▶ _The exercise_
Quote the entries in full, character for character, without their images.

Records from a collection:

####################

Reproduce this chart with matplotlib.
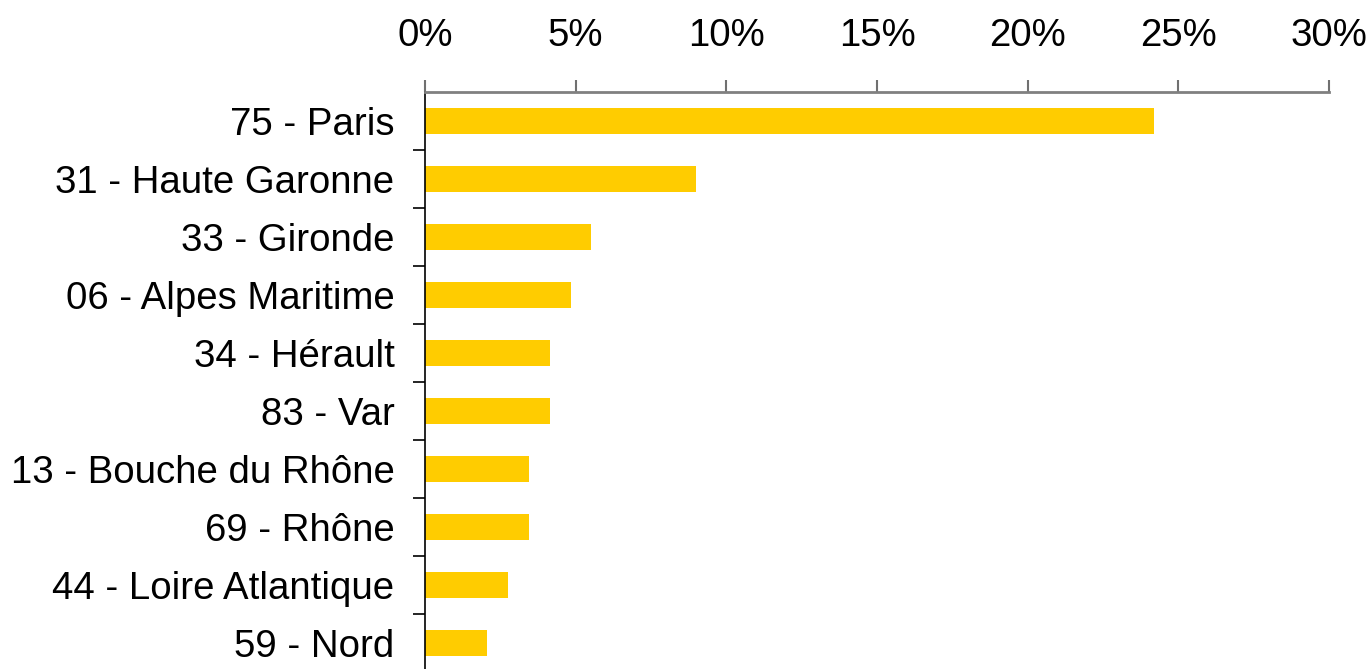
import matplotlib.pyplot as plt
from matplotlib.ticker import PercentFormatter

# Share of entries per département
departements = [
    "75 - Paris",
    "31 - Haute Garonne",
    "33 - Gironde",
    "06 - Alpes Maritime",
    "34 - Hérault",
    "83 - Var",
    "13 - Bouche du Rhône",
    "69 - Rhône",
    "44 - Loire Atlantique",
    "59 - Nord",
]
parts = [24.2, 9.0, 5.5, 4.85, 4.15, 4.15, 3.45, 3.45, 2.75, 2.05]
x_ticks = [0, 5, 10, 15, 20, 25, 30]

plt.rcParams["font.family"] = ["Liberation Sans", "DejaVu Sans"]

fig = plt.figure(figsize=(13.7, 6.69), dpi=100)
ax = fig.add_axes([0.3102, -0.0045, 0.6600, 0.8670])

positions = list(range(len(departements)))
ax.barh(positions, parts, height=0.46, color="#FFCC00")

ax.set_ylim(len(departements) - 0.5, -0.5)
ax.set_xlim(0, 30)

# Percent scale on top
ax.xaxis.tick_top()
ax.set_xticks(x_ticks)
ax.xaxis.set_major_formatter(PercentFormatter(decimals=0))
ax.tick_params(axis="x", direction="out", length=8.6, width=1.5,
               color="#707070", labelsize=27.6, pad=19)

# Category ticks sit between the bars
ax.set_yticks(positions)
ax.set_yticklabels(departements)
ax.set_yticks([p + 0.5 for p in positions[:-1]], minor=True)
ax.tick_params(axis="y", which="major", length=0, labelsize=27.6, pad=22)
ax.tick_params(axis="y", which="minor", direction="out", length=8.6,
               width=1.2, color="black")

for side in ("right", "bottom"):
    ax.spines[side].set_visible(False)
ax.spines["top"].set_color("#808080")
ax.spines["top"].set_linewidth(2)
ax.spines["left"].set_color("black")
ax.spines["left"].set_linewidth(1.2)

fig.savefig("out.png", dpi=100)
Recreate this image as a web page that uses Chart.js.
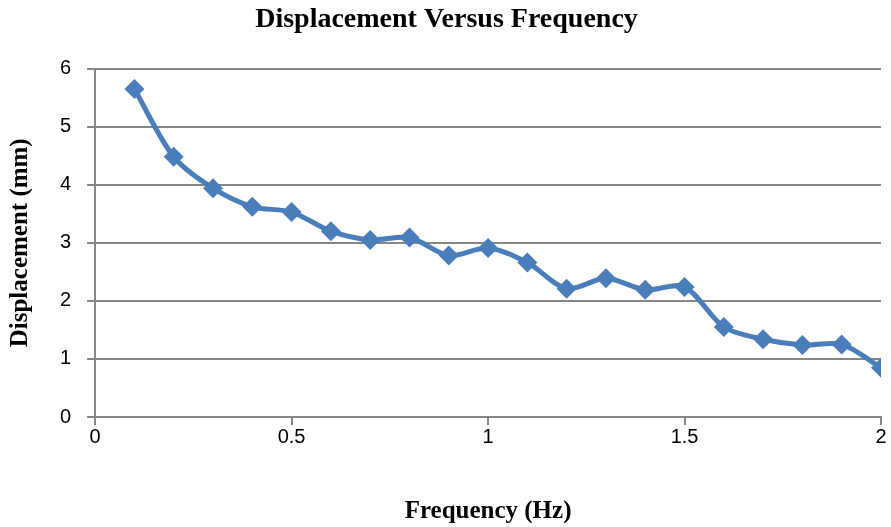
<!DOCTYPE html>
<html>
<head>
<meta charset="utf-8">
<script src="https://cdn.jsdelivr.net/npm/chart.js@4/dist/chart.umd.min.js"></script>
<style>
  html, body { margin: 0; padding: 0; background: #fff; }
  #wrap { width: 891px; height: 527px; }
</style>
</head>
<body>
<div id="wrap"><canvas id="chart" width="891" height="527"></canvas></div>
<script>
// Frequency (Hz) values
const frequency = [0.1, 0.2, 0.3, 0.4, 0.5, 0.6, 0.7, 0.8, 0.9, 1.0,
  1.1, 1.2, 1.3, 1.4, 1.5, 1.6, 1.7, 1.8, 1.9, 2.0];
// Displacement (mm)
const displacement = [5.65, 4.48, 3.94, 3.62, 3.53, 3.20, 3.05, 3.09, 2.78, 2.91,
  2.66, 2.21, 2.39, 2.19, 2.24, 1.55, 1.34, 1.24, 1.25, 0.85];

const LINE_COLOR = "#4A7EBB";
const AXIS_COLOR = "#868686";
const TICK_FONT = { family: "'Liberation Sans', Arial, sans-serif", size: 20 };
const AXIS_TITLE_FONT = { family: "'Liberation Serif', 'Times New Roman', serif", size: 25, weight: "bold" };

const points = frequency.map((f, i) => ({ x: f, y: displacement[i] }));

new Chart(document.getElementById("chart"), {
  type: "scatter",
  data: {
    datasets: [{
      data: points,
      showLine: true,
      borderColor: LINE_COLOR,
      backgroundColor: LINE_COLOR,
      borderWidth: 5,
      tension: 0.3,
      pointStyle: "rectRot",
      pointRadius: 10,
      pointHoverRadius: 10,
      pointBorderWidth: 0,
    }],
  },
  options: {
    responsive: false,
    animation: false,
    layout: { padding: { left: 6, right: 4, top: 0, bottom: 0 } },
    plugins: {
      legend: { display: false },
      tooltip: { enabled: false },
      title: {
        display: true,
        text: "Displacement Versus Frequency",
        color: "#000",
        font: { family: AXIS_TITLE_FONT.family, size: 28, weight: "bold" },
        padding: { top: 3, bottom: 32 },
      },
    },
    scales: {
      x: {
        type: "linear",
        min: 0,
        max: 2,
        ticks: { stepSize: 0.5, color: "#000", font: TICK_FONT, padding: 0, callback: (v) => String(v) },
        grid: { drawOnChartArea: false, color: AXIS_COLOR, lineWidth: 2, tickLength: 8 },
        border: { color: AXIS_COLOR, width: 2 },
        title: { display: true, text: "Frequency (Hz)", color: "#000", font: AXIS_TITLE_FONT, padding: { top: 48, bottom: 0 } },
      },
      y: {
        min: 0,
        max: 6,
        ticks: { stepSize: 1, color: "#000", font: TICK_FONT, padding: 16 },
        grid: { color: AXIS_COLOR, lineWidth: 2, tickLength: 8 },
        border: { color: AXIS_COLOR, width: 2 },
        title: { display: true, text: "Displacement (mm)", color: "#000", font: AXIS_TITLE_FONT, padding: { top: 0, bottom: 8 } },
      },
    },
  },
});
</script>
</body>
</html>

####################

▶ _Expected answer_
Reproduce this chart with matplotlib.
import matplotlib.pyplot as plt
from matplotlib.ticker import PercentFormatter

# Share of entries per département
departements = [
    "75 - Paris",
    "31 - Haute Garonne",
    "33 - Gironde",
    "06 - Alpes Maritime",
    "34 - Hérault",
    "83 - Var",
    "13 - Bouche du Rhône",
    "69 - Rhône",
    "44 - Loire Atlantique",
    "59 - Nord",
]
parts = [24.2, 9.0, 5.5, 4.85, 4.15, 4.15, 3.45, 3.45, 2.75, 2.05]
x_ticks = [0, 5, 10, 15, 20, 25, 30]

plt.rcParams["font.family"] = ["Liberation Sans", "DejaVu Sans"]

fig = plt.figure(figsize=(13.7, 6.69), dpi=100)
ax = fig.add_axes([0.3102, -0.0045, 0.6600, 0.8670])

positions = list(range(len(departements)))
ax.barh(positions, parts, height=0.46, color="#FFCC00")

ax.set_ylim(len(departements) - 0.5, -0.5)
ax.set_xlim(0, 30)

# Percent scale on top
ax.xaxis.tick_top()
ax.set_xticks(x_ticks)
ax.xaxis.set_major_formatter(PercentFormatter(decimals=0))
ax.tick_params(axis="x", direction="out", length=8.6, width=1.5,
               color="#707070", labelsize=27.6, pad=19)

# Category ticks sit between the bars
ax.set_yticks(positions)
ax.set_yticklabels(departements)
ax.set_yticks([p + 0.5 for p in positions[:-1]], minor=True)
ax.tick_params(axis="y", which="major", length=0, labelsize=27.6, pad=22)
ax.tick_params(axis="y", which="minor", direction="out", length=8.6,
               width=1.2, color="black")

for side in ("right", "bottom"):
    ax.spines[side].set_visible(False)
ax.spines["top"].set_color("#808080")
ax.spines["top"].set_linewidth(2)
ax.spines["left"].set_color("black")
ax.spines["left"].set_linewidth(1.2)

fig.savefig("out.png", dpi=100)
Recreate this image as a web page that uses Chart.js.
<!DOCTYPE html>
<html>
<head>
<meta charset="utf-8">
<script src="https://cdn.jsdelivr.net/npm/chart.js@4/dist/chart.umd.min.js"></script>
<style>
  html, body { margin: 0; padding: 0; background: #fff; }
  #wrap { width: 891px; height: 527px; }
</style>
</head>
<body>
<div id="wrap"><canvas id="chart" width="891" height="527"></canvas></div>
<script>
// Frequency (Hz) values
const frequency = [0.1, 0.2, 0.3, 0.4, 0.5, 0.6, 0.7, 0.8, 0.9, 1.0,
  1.1, 1.2, 1.3, 1.4, 1.5, 1.6, 1.7, 1.8, 1.9, 2.0];
// Displacement (mm)
const displacement = [5.65, 4.48, 3.94, 3.62, 3.53, 3.20, 3.05, 3.09, 2.78, 2.91,
  2.66, 2.21, 2.39, 2.19, 2.24, 1.55, 1.34, 1.24, 1.25, 0.85];

const LINE_COLOR = "#4A7EBB";
const AXIS_COLOR = "#868686";
const TICK_FONT = { family: "'Liberation Sans', Arial, sans-serif", size: 20 };
const AXIS_TITLE_FONT = { family: "'Liberation Serif', 'Times New Roman', serif", size: 25, weight: "bold" };

const points = frequency.map((f, i) => ({ x: f, y: displacement[i] }));

new Chart(document.getElementById("chart"), {
  type: "scatter",
  data: {
    datasets: [{
      data: points,
      showLine: true,
      borderColor: LINE_COLOR,
      backgroundColor: LINE_COLOR,
      borderWidth: 5,
      tension: 0.3,
      pointStyle: "rectRot",
      pointRadius: 10,
      pointHoverRadius: 10,
      pointBorderWidth: 0,
    }],
  },
  options: {
    responsive: false,
    animation: false,
    layout: { padding: { left: 6, right: 4, top: 0, bottom: 0 } },
    plugins: {
      legend: { display: false },
      tooltip: { enabled: false },
      title: {
        display: true,
        text: "Displacement Versus Frequency",
        color: "#000",
        font: { family: AXIS_TITLE_FONT.family, size: 28, weight: "bold" },
        padding: { top: 3, bottom: 32 },
      },
    },
    scales: {
      x: {
        type: "linear",
        min: 0,
        max: 2,
        ticks: { stepSize: 0.5, color: "#000", font: TICK_FONT, padding: 0, callback: (v) => String(v) },
        grid: { drawOnChartArea: false, color: AXIS_COLOR, lineWidth: 2, tickLength: 8 },
        border: { color: AXIS_COLOR, width: 2 },
        title: { display: true, text: "Frequency (Hz)", color: "#000", font: AXIS_TITLE_FONT, padding: { top: 48, bottom: 0 } },
      },
      y: {
        min: 0,
        max: 6,
        ticks: { stepSize: 1, color: "#000", font: TICK_FONT, padding: 16 },
        grid: { color: AXIS_COLOR, lineWidth: 2, tickLength: 8 },
        border: { color: AXIS_COLOR, width: 2 },
        title: { display: true, text: "Displacement (mm)", color: "#000", font: AXIS_TITLE_FONT, padding: { top: 0, bottom: 8 } },
      },
    },
  },
});
</script>
</body>
</html>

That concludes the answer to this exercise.